A pesquisa foi motivada pela experiência clínica dos próprios pesquisadores da Universidade Federal de Sergipe (UFS), que vinham recebendo queixas frequentes de alterações na voz entre usuários de cigarros eletrônicos. Para entender se essa percepção também se refletia em um comportamento mais amplo, eles recorreram ao Google Trends — plataforma do Google que mostra o volume de buscas por determinados termos ao longo do tempo.
O estudo, publicado na revista Audiology – Communication Research, analisou dados entre 2014 e 2024. E o resultado mostrou que o interesse por “vape” chegou ao nível máximo da escala da plataforma — 100 pontos — enquanto “rouquidão” alcançou um pico de 22 pontos. Ao longo do período analisado, as médias foram de 25,9 e 3,87 pontos, respectivamente.
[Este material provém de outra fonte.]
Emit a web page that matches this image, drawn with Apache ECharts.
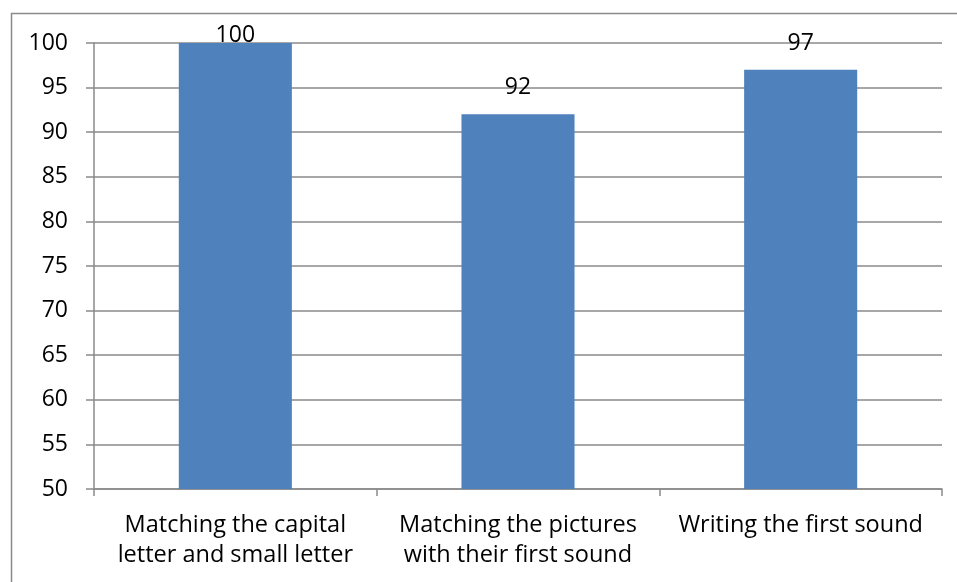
<!DOCTYPE html>
<html>
<head>
<meta charset="utf-8">
<title>Task scores</title>
<script src="https://cdn.jsdelivr.net/npm/echarts@6/dist/echarts.min.js"></script>
<style>
  html, body { margin: 0; padding: 0; background: #fff; }
  #chart { width: 957px; height: 582px; }
</style>
</head>
<body>
<div id="chart"></div>
<script>
// Categories and scores
const categories = [
  'Matching the capital\nletter and small letter',
  'Matching the pictures\nwith their first sound',
  'Writing the first sound'
];
const scores = [100, 92, 97];
const yMin = 50;
const yMax = 100;
const yStep = 5;

const FONT = '"Open Sans", "Noto Sans", sans-serif';
const LINE = '#8a8a8a';

const chart = echarts.init(document.getElementById('chart'), null, { renderer: 'canvas' });

chart.setOption({
  animation: false,
  backgroundColor: '#ffffff',
  graphic: [{
    type: 'rect',
    shape: { x: 11.5, y: 13.5, width: 980, height: 620 },
    style: { fill: 'none', stroke: LINE, lineWidth: 1.5 },
    silent: true,
    z: -1
  }],
  grid: { left: 94, right: 15, top: 43, bottom: 93, containLabel: false },
  xAxis: {
    type: 'category',
    data: categories,
    axisLine: { show: true, lineStyle: { color: LINE, width: 1.5 } },
    axisTick: { show: true, alignWithLabel: false, length: 7, lineStyle: { color: LINE, width: 1.5 } },
    axisLabel: {
      color: '#000',
      fontFamily: FONT,
      fontSize: 23.5,
      lineHeight: 30,
      margin: 21,
      interval: 0
    },
    splitLine: { show: false }
  },
  yAxis: {
    type: 'value',
    min: yMin,
    max: yMax,
    interval: yStep,
    axisLine: { show: true, lineStyle: { color: LINE, width: 1.5 } },
    axisTick: { show: true, length: 8, lineStyle: { color: LINE, width: 1.5 } },
    axisLabel: {
      color: '#000',
      fontFamily: FONT,
      fontSize: 23,
      margin: 26
    },
    splitLine: { show: true, lineStyle: { color: LINE, width: 1.5 } }
  },
  series: [{
    type: 'bar',
    barWidth: '40%',
    itemStyle: { color: '#4F81BD' },
    data: scores.map(v => ({
      value: v,
      label: {
        show: true,
        position: 'top',
        // labels of bars reaching the top of the axis are pulled down onto the bar edge
        distance: v >= yMax - 2 ? -4 : 15,
        color: '#000',
        fontFamily: FONT,
        fontSize: 23
      }
    }))
  }]
});
</script>
</body>
</html>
Os dados também apontam que, sempre que a procura por “vape” aumenta, a de “rouquidão” tende a subir junto.
“A correlação observada pode indicar que a população está percebendo uma possível relação entre o uso de cigarros eletrônicos e alterações na voz”, destaca a fonoaudióloga e autora do estudo, Ariane Damasceno Pellicani. “Claro que o estudo não estabelece causalidade, mas esse padrão de buscas pode refletir experiências reais de sintomas vocais após o uso do vape ou até mesmo o impacto de notícias na mídia.”
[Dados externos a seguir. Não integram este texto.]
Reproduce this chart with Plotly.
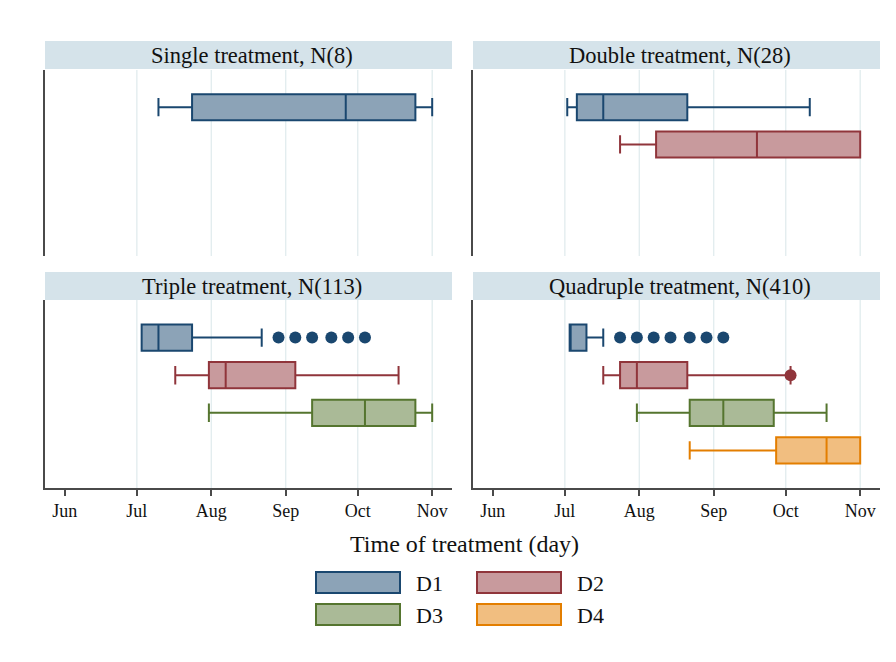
import plotly.graph_objects as go

# ---------------- data ----------------
panel_titles = ["Single treatment, N(8)", "Double treatment, N(28)",
                "Triple treatment, N(113)", "Quadruple treatment, N(410)"]
group_names = ["D1", "D2", "D3", "D4"]
group_line = ["#1a476f", "#90353b", "#55752f", "#e37e00"]
group_fill = ["#8ca3b7", "#c89a9d", "#aaba97", "#f1be80"]

month_ticks = ["2021-06-01", "2021-07-01", "2021-08-01",
               "2021-09-01", "2021-10-01", "2021-11-01"]
month_labels = ["Jun", "Jul", "Aug", "Sep", "Oct", "Nov"]

# one entry per box: panel index, group index, five-number summary (dates)
box_panel = [0, 1, 1, 2, 2, 2, 3, 3, 3, 3]
box_group = [0, 0, 1, 0, 1, 2, 0, 1, 2, 3]
box_low = ["2021-07-10", "2021-07-02", "2021-07-24", "2021-07-03", "2021-07-17",
           "2021-07-31", "2021-07-03", "2021-07-17", "2021-07-31", "2021-08-22"]
box_q1 = ["2021-07-24", "2021-07-06", "2021-08-08", "2021-07-03", "2021-07-31",
          "2021-09-12", "2021-07-03", "2021-07-24", "2021-08-22", "2021-09-27"]
box_median = ["2021-09-26", "2021-07-17", "2021-09-19", "2021-07-10", "2021-08-07",
              "2021-10-04", "2021-07-03", "2021-07-31", "2021-09-05", "2021-10-18"]
box_q3 = ["2021-10-25", "2021-08-21", "2021-11-01", "2021-07-24", "2021-09-05",
          "2021-10-25", "2021-07-10", "2021-08-21", "2021-09-26", "2021-11-01"]
box_high = ["2021-11-01", "2021-10-11", "2021-11-01", "2021-08-22", "2021-10-18",
            "2021-11-01", "2021-07-17", "2021-10-03", "2021-10-18", "2021-11-01"]

# outside values
out_panel = [2, 2, 2, 2, 2, 2, 3, 3, 3, 3, 3, 3, 3, 3]
out_group = [0, 0, 0, 0, 0, 0, 0, 0, 0, 0, 0, 0, 0, 1]
out_date = ["2021-08-29", "2021-09-05", "2021-09-12", "2021-09-20", "2021-09-27",
            "2021-10-04", "2021-07-24", "2021-07-31", "2021-08-07", "2021-08-14",
            "2021-08-22", "2021-08-29", "2021-09-05", "2021-10-03"]

x_range = ["2021-05-23T18:00", "2021-11-09T06:00"]

# ---------------- layout geometry (pixels in the 896x662 window) ----------------
OFF = 8                       # default page margin of the browser
W, H = 896 - OFF, 662 - OFF
px_x = [(45, 452), (473, 880), (45, 452), (473, 880)]
px_y = [(70, 256), (70, 256), (300, 488), (300, 488)]
strip_y = [(41, 69), (41, 69), (272, 300), (272, 300)]


def fx(p):
    return (p - OFF) / W


def fy(p):
    return 1 - (p - OFF) / H


FONT = "Liberation Serif, Times New Roman, serif"
AXC = "#4a4a4a"

fig = go.Figure()
axis_suffix = ["", "2", "3", "4"]

for i in range(len(box_panel)):
    p, g = box_panel[i], box_group[i]
    s = axis_suffix[p]
    fig.add_trace(go.Box(
        orientation="h",
        y=[g + 1],
        q1=[box_q1[i]], median=[box_median[i]], q3=[box_q3[i]],
        lowerfence=[box_low[i]], upperfence=[box_high[i]],
        width=0.7, whiskerwidth=0.7,
        fillcolor=group_fill[g],
        line=dict(color=group_line[g], width=2),
        boxpoints=False,
        name=group_names[g], showlegend=False, hoverinfo="skip",
        xaxis="x" + s, yaxis="y" + s,
    ))

for p in range(4):
    xs = [d for d, pp in zip(out_date, out_panel) if pp == p]
    gs = [g for g, pp in zip(out_group, out_panel) if pp == p]
    if not xs:
        continue
    fig.add_trace(go.Scatter(
        x=xs, y=[g + 1 for g in gs], mode="markers",
        marker=dict(size=12, color=[group_line[g] for g in gs], line=dict(width=0)),
        showlegend=False, hoverinfo="skip",
        xaxis="x" + axis_suffix[p], yaxis="y" + axis_suffix[p],
    ))

shapes = []
annotations = []
layout_axes = {}
for p in range(4):
    s = axis_suffix[p]
    bottom = p >= 2
    layout_axes["xaxis" + s] = dict(
        domain=[fx(px_x[p][0]), fx(px_x[p][1])],
        anchor="y" + s, type="date", range=x_range,
        tickvals=month_ticks, ticktext=month_labels,
        showticklabels=bottom, ticks="outside" if bottom else "",
        ticklen=6, tickwidth=1.5, tickcolor=AXC,
        showline=bottom, linecolor=AXC, linewidth=1.5,
        showgrid=False, zeroline=False,
        tickfont=dict(family=FONT, size=18, color="#111111"),
    )
    layout_axes["yaxis" + s] = dict(
        domain=[fy(px_y[p][1]), fy(px_y[p][0])],
        anchor="x" + s, range=[5, 0],
        showticklabels=False, ticks="", showgrid=False, zeroline=False,
        showline=True, linecolor=AXC, linewidth=1.5,
    )
    # vertical gridlines at month starts (the first one is omitted)
    for t in month_ticks[1:]:
        shapes.append(dict(type="line", xref="x" + s, yref="y" + s + " domain",
                           x0=t, x1=t, y0=0, y1=1,
                           line=dict(color="#e1ecee", width=1.3), layer="below"))
    # title strip
    shapes.append(dict(type="rect", xref="paper", yref="paper",
                       x0=fx(px_x[p][0]), x1=fx(px_x[p][1]),
                       y0=fy(strip_y[p][1]), y1=fy(strip_y[p][0]),
                       fillcolor="#d5e3ea", line=dict(width=0), layer="below"))
    annotations.append(dict(text=panel_titles[p], xref="paper", yref="paper",
                            x=fx((px_x[p][0] + px_x[p][1]) / 2 + 3),
                            y=fy((strip_y[p][0] + strip_y[p][1]) / 2),
                            xanchor="center", yanchor="middle", showarrow=False,
                            font=dict(family=FONT, size=22.5, color="#111111")))

annotations.append(dict(text="Time of treatment (day)", xref="paper", yref="paper",
                        x=fx(464), y=fy(544), xanchor="center", yanchor="middle",
                        showarrow=False, font=dict(family=FONT, size=24, color="#111111")))

# legend (2 x 2 keys)
key_x = [316, 477, 316, 477]
key_y = [572, 572, 604, 604]
for g in range(4):
    shapes.append(dict(type="rect", xref="paper", yref="paper",
                       x0=fx(key_x[g]), x1=fx(key_x[g] + 84),
                       y0=fy(key_y[g] + 21), y1=fy(key_y[g]),
                       fillcolor=group_fill[g],
                       line=dict(color=group_line[g], width=2)))
    annotations.append(dict(text=group_names[g], xref="paper", yref="paper",
                            x=fx(key_x[g] + 98), y=fy(key_y[g] + 11),
                            xanchor="left", yanchor="middle", showarrow=False,
                            font=dict(family=FONT, size=22, color="#111111")))

fig.update_layout(
    width=W, height=H,
    margin=dict(l=0, r=0, t=0, b=0),
    paper_bgcolor="white", plot_bgcolor="white",
    boxmode="overlay",
    shapes=shapes, annotations=annotations,
    showlegend=False,
    **layout_axes,
)

fig.write_html("out.html")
E, na prática clínica, ela confirma que o problema é muito mais do que uma hipótese. “A gente observa aumento da rouquidão, fadiga vocal e redução da extensão vocal, até mesmo em cantores”, relata. Embora outros fatores possam causar esses sintomas, Pellicani aponta que, em alguns casos, a anamnese detalhada revela o uso de cigarro eletrônico como possível causa.
Fama de ‘inofensivos’ (mas composição conta outra história)
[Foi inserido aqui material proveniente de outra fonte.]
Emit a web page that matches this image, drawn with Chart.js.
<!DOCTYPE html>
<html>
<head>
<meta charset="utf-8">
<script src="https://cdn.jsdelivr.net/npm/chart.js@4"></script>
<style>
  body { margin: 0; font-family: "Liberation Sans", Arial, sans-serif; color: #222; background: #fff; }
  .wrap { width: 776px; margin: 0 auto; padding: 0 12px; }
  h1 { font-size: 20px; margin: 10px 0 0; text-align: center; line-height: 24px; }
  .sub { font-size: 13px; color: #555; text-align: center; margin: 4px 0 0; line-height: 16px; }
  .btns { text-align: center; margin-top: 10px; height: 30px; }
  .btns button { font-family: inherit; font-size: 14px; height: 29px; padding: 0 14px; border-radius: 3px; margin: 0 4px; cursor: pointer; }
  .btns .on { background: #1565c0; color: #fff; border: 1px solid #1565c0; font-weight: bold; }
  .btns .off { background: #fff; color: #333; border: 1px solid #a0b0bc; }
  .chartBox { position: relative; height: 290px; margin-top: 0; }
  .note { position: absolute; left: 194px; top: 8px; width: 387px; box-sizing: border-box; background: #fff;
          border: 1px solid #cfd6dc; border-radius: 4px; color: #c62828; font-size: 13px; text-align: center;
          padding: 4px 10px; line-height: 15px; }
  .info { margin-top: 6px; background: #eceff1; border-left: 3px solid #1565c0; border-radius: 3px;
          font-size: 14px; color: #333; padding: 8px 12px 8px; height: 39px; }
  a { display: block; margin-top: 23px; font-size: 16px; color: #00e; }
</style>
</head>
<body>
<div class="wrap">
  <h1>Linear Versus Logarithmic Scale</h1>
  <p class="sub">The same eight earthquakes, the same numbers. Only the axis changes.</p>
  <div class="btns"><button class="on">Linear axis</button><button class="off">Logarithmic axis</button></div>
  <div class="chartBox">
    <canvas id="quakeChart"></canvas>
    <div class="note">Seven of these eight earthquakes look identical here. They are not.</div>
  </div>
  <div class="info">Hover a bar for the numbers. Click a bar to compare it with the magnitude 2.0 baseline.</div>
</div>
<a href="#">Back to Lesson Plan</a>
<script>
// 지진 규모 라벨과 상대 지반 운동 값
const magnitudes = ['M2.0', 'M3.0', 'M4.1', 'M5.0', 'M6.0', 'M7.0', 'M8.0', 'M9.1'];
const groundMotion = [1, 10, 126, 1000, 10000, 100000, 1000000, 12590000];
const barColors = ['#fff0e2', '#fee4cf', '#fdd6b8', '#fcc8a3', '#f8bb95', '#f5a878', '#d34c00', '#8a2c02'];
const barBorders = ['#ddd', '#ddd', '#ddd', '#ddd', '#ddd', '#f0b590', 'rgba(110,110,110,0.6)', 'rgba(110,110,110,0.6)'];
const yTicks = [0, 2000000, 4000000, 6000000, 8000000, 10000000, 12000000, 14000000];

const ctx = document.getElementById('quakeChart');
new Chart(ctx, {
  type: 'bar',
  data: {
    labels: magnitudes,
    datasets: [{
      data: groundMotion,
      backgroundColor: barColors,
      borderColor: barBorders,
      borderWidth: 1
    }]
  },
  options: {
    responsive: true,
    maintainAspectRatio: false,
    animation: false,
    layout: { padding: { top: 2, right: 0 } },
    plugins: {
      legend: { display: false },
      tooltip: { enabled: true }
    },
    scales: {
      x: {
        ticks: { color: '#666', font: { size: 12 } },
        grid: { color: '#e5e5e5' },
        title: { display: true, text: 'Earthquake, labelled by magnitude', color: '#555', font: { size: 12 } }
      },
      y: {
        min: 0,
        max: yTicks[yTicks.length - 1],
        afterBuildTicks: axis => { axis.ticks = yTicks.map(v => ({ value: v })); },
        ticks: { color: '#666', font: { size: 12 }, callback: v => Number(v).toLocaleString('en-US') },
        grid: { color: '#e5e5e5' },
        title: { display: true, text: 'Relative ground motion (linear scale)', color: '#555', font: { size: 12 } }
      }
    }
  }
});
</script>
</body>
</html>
Apesar de proibidos pela Agência Nacional de Vigilância Sanitária (Anvisa), os vapes são amplamente consumidos no Brasil. Com ‘visual moderno’ e sabores variados (vão do morango ao creme brulée, para ter ideia), a maioria contém nicotina (mesmo quando o rótulo não deixa isso claro), além de solventes, aromatizantes químicos e, em alguns casos, traços de metais pesados. Muitos também utilizam o chamado “sal de nicotina” — uma forma quimicamente modificada da nicotina, desenvolvida para ser absorvida mais rapidamente e em concentrações mais altas pelo organismo.
Apesar disso, ele segue sendo vendido como uma opção “mais segura” que o cigarro tradicional — uma narrativa que os especialistas querem desmistificar. “A ideia de que o vape é inofensivo ou que ajuda a parar de fumar é um mito. Ele também carrega riscos à saúde vocal e respiratória, já reconhecidos internacionalmente”, alerta a fonoaudióloga. Casos de lesões nas pregas vocais, tosse, chiado, dor de garganta e até riscos cardiovasculares já foram associados ao uso desses dispositivos. Ou seja: no fim, é substituir um risco por outro.
Segundo Pellicani, a tendência vista nas buscas online é apenas um ponto de partida para novas investigações — agora com metodologia clínica, experimental e epidemiológica. “Precisamos avaliar os efeitos do vape na mucosa vocal, na biomecânica da laringe e nos parâmetros acústicos e auditivos da voz. E entender se esses danos são reversíveis com a cessação do uso”, destaca.